Dataset extract:
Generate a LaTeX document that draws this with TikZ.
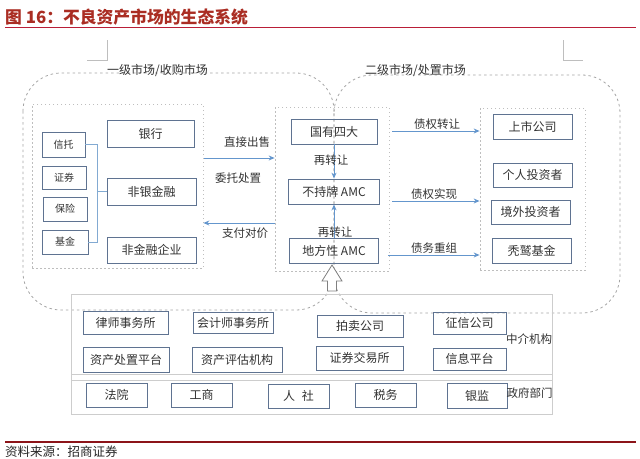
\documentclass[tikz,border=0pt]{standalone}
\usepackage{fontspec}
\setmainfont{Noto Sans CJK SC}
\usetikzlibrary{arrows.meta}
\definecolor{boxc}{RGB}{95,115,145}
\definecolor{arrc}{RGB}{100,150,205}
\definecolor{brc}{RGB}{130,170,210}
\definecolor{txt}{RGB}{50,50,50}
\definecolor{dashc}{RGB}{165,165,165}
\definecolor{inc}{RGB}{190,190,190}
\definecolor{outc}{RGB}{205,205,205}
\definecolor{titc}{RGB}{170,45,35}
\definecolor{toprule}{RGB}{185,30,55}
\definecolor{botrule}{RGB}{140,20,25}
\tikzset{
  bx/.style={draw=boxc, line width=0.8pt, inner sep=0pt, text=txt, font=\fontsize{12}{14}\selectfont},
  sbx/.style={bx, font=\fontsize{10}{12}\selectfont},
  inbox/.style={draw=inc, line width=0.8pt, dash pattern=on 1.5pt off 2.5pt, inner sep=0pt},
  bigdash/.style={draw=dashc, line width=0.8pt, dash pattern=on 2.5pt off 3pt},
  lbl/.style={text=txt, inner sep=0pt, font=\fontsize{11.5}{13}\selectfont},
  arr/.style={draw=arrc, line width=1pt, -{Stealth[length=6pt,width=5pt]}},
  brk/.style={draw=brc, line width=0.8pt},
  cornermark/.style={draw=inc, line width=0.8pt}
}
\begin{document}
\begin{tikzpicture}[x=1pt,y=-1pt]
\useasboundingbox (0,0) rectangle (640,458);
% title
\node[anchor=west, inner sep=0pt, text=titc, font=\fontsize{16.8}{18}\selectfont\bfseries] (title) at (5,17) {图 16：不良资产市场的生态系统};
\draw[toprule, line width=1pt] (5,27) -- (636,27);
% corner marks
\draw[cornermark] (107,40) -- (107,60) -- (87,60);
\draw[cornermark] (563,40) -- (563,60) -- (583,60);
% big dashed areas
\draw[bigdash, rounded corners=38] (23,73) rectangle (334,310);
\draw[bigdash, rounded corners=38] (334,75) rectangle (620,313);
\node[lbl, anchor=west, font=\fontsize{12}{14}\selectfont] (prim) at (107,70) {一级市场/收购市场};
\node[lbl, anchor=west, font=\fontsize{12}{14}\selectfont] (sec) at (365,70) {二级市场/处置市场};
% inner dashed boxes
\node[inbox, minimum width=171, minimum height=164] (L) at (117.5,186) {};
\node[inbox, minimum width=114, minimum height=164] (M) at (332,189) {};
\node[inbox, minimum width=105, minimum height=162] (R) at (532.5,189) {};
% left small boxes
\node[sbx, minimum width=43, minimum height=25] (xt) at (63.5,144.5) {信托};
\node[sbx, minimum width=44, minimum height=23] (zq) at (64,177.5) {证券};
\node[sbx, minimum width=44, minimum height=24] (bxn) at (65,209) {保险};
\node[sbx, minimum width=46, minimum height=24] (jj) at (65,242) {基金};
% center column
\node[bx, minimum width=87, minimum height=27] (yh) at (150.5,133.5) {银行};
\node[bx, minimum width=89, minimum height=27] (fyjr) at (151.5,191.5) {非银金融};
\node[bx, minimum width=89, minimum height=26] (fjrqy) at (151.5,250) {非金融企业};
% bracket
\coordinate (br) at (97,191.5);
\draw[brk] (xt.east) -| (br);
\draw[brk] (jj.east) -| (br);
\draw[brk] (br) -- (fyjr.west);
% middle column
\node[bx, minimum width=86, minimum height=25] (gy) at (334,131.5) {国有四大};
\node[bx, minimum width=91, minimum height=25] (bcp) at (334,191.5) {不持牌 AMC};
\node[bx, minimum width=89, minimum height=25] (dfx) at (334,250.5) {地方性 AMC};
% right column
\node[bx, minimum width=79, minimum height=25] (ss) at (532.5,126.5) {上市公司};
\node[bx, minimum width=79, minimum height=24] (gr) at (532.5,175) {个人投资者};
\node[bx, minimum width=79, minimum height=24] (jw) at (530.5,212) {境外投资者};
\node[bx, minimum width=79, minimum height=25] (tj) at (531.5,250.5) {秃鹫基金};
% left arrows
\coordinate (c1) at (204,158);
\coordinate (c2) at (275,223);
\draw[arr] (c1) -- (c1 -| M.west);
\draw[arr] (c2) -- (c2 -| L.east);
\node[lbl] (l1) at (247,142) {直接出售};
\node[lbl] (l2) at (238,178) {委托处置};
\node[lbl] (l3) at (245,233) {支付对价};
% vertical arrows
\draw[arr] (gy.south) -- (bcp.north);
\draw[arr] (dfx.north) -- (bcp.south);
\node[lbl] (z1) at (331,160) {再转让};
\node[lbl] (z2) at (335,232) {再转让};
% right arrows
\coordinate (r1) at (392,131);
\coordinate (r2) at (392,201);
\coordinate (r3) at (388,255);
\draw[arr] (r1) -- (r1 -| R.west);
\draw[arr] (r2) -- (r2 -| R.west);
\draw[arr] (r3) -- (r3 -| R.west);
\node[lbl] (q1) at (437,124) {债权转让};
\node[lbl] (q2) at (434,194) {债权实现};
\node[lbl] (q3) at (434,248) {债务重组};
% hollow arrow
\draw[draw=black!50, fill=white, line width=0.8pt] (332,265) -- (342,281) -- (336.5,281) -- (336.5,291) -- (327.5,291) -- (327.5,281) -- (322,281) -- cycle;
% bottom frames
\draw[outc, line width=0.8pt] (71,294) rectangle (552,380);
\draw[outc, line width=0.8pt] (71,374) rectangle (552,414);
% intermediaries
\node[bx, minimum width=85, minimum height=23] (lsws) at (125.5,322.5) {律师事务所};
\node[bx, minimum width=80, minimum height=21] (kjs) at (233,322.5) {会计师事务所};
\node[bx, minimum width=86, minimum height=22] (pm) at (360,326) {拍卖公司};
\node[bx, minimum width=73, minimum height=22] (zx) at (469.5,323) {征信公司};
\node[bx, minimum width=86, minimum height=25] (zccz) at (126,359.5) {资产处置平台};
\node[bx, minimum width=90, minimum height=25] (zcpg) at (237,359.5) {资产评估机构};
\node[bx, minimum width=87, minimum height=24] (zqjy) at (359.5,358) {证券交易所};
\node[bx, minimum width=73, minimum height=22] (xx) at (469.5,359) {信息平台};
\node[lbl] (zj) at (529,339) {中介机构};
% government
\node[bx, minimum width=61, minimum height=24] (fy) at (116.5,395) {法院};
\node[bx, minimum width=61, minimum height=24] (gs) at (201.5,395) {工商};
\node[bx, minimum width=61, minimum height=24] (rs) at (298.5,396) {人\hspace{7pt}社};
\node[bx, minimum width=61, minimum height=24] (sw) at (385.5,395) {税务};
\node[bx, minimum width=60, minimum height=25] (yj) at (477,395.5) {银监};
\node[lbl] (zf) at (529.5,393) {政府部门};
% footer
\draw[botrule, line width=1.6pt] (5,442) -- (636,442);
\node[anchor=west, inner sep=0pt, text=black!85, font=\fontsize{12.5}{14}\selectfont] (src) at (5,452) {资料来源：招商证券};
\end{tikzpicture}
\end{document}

Problem details: Return the material word for word. Pictures are not part of the copy.

Expected output:
Generate a LaTeX document that draws this with TikZ.
\documentclass[tikz,border=0pt]{standalone}
\usepackage{fontspec}
\setmainfont{Noto Sans CJK SC}
\usetikzlibrary{arrows.meta}
\definecolor{boxc}{RGB}{95,115,145}
\definecolor{arrc}{RGB}{100,150,205}
\definecolor{brc}{RGB}{130,170,210}
\definecolor{txt}{RGB}{50,50,50}
\definecolor{dashc}{RGB}{165,165,165}
\definecolor{inc}{RGB}{190,190,190}
\definecolor{outc}{RGB}{205,205,205}
\definecolor{titc}{RGB}{170,45,35}
\definecolor{toprule}{RGB}{185,30,55}
\definecolor{botrule}{RGB}{140,20,25}
\tikzset{
  bx/.style={draw=boxc, line width=0.8pt, inner sep=0pt, text=txt, font=\fontsize{12}{14}\selectfont},
  sbx/.style={bx, font=\fontsize{10}{12}\selectfont},
  inbox/.style={draw=inc, line width=0.8pt, dash pattern=on 1.5pt off 2.5pt, inner sep=0pt},
  bigdash/.style={draw=dashc, line width=0.8pt, dash pattern=on 2.5pt off 3pt},
  lbl/.style={text=txt, inner sep=0pt, font=\fontsize{11.5}{13}\selectfont},
  arr/.style={draw=arrc, line width=1pt, -{Stealth[length=6pt,width=5pt]}},
  brk/.style={draw=brc, line width=0.8pt},
  cornermark/.style={draw=inc, line width=0.8pt}
}
\begin{document}
\begin{tikzpicture}[x=1pt,y=-1pt]
\useasboundingbox (0,0) rectangle (640,458);
% title
\node[anchor=west, inner sep=0pt, text=titc, font=\fontsize{16.8}{18}\selectfont\bfseries] (title) at (5,17) {图 16：不良资产市场的生态系统};
\draw[toprule, line width=1pt] (5,27) -- (636,27);
% corner marks
\draw[cornermark] (107,40) -- (107,60) -- (87,60);
\draw[cornermark] (563,40) -- (563,60) -- (583,60);
% big dashed areas
\draw[bigdash, rounded corners=38] (23,73) rectangle (334,310);
\draw[bigdash, rounded corners=38] (334,75) rectangle (620,313);
\node[lbl, anchor=west, font=\fontsize{12}{14}\selectfont] (prim) at (107,70) {一级市场/收购市场};
\node[lbl, anchor=west, font=\fontsize{12}{14}\selectfont] (sec) at (365,70) {二级市场/处置市场};
% inner dashed boxes
\node[inbox, minimum width=171, minimum height=164] (L) at (117.5,186) {};
\node[inbox, minimum width=114, minimum height=164] (M) at (332,189) {};
\node[inbox, minimum width=105, minimum height=162] (R) at (532.5,189) {};
% left small boxes
\node[sbx, minimum width=43, minimum height=25] (xt) at (63.5,144.5) {信托};
\node[sbx, minimum width=44, minimum height=23] (zq) at (64,177.5) {证券};
\node[sbx, minimum width=44, minimum height=24] (bxn) at (65,209) {保险};
\node[sbx, minimum width=46, minimum height=24] (jj) at (65,242) {基金};
% center column
\node[bx, minimum width=87, minimum height=27] (yh) at (150.5,133.5) {银行};
\node[bx, minimum width=89, minimum height=27] (fyjr) at (151.5,191.5) {非银金融};
\node[bx, minimum width=89, minimum height=26] (fjrqy) at (151.5,250) {非金融企业};
% bracket
\coordinate (br) at (97,191.5);
\draw[brk] (xt.east) -| (br);
\draw[brk] (jj.east) -| (br);
\draw[brk] (br) -- (fyjr.west);
% middle column
\node[bx, minimum width=86, minimum height=25] (gy) at (334,131.5) {国有四大};
\node[bx, minimum width=91, minimum height=25] (bcp) at (334,191.5) {不持牌 AMC};
\node[bx, minimum width=89, minimum height=25] (dfx) at (334,250.5) {地方性 AMC};
% right column
\node[bx, minimum width=79, minimum height=25] (ss) at (532.5,126.5) {上市公司};
\node[bx, minimum width=79, minimum height=24] (gr) at (532.5,175) {个人投资者};
\node[bx, minimum width=79, minimum height=24] (jw) at (530.5,212) {境外投资者};
\node[bx, minimum width=79, minimum height=25] (tj) at (531.5,250.5) {秃鹫基金};
% left arrows
\coordinate (c1) at (204,158);
\coordinate (c2) at (275,223);
\draw[arr] (c1) -- (c1 -| M.west);
\draw[arr] (c2) -- (c2 -| L.east);
\node[lbl] (l1) at (247,142) {直接出售};
\node[lbl] (l2) at (238,178) {委托处置};
\node[lbl] (l3) at (245,233) {支付对价};
% vertical arrows
\draw[arr] (gy.south) -- (bcp.north);
\draw[arr] (dfx.north) -- (bcp.south);
\node[lbl] (z1) at (331,160) {再转让};
\node[lbl] (z2) at (335,232) {再转让};
% right arrows
\coordinate (r1) at (392,131);
\coordinate (r2) at (392,201);
\coordinate (r3) at (388,255);
\draw[arr] (r1) -- (r1 -| R.west);
\draw[arr] (r2) -- (r2 -| R.west);
\draw[arr] (r3) -- (r3 -| R.west);
\node[lbl] (q1) at (437,124) {债权转让};
\node[lbl] (q2) at (434,194) {债权实现};
\node[lbl] (q3) at (434,248) {债务重组};
% hollow arrow
\draw[draw=black!50, fill=white, line width=0.8pt] (332,265) -- (342,281) -- (336.5,281) -- (336.5,291) -- (327.5,291) -- (327.5,281) -- (322,281) -- cycle;
% bottom frames
\draw[outc, line width=0.8pt] (71,294) rectangle (552,380);
\draw[outc, line width=0.8pt] (71,374) rectangle (552,414);
% intermediaries
\node[bx, minimum width=85, minimum height=23] (lsws) at (125.5,322.5) {律师事务所};
\node[bx, minimum width=80, minimum height=21] (kjs) at (233,322.5) {会计师事务所};
\node[bx, minimum width=86, minimum height=22] (pm) at (360,326) {拍卖公司};
\node[bx, minimum width=73, minimum height=22] (zx) at (469.5,323) {征信公司};
\node[bx, minimum width=86, minimum height=25] (zccz) at (126,359.5) {资产处置平台};
\node[bx, minimum width=90, minimum height=25] (zcpg) at (237,359.5) {资产评估机构};
\node[bx, minimum width=87, minimum height=24] (zqjy) at (359.5,358) {证券交易所};
\node[bx, minimum width=73, minimum height=22] (xx) at (469.5,359) {信息平台};
\node[lbl] (zj) at (529,339) {中介机构};
% government
\node[bx, minimum width=61, minimum height=24] (fy) at (116.5,395) {法院};
\node[bx, minimum width=61, minimum height=24] (gs) at (201.5,395) {工商};
\node[bx, minimum width=61, minimum height=24] (rs) at (298.5,396) {人\hspace{7pt}社};
\node[bx, minimum width=61, minimum height=24] (sw) at (385.5,395) {税务};
\node[bx, minimum width=60, minimum height=25] (yj) at (477,395.5) {银监};
\node[lbl] (zf) at (529.5,393) {政府部门};
% footer
\draw[botrule, line width=1.6pt] (5,442) -- (636,442);
\node[anchor=west, inner sep=0pt, text=black!85, font=\fontsize{12.5}{14}\selectfont] (src) at (5,452) {资料来源：招商证券};
\end{tikzpicture}
\end{document}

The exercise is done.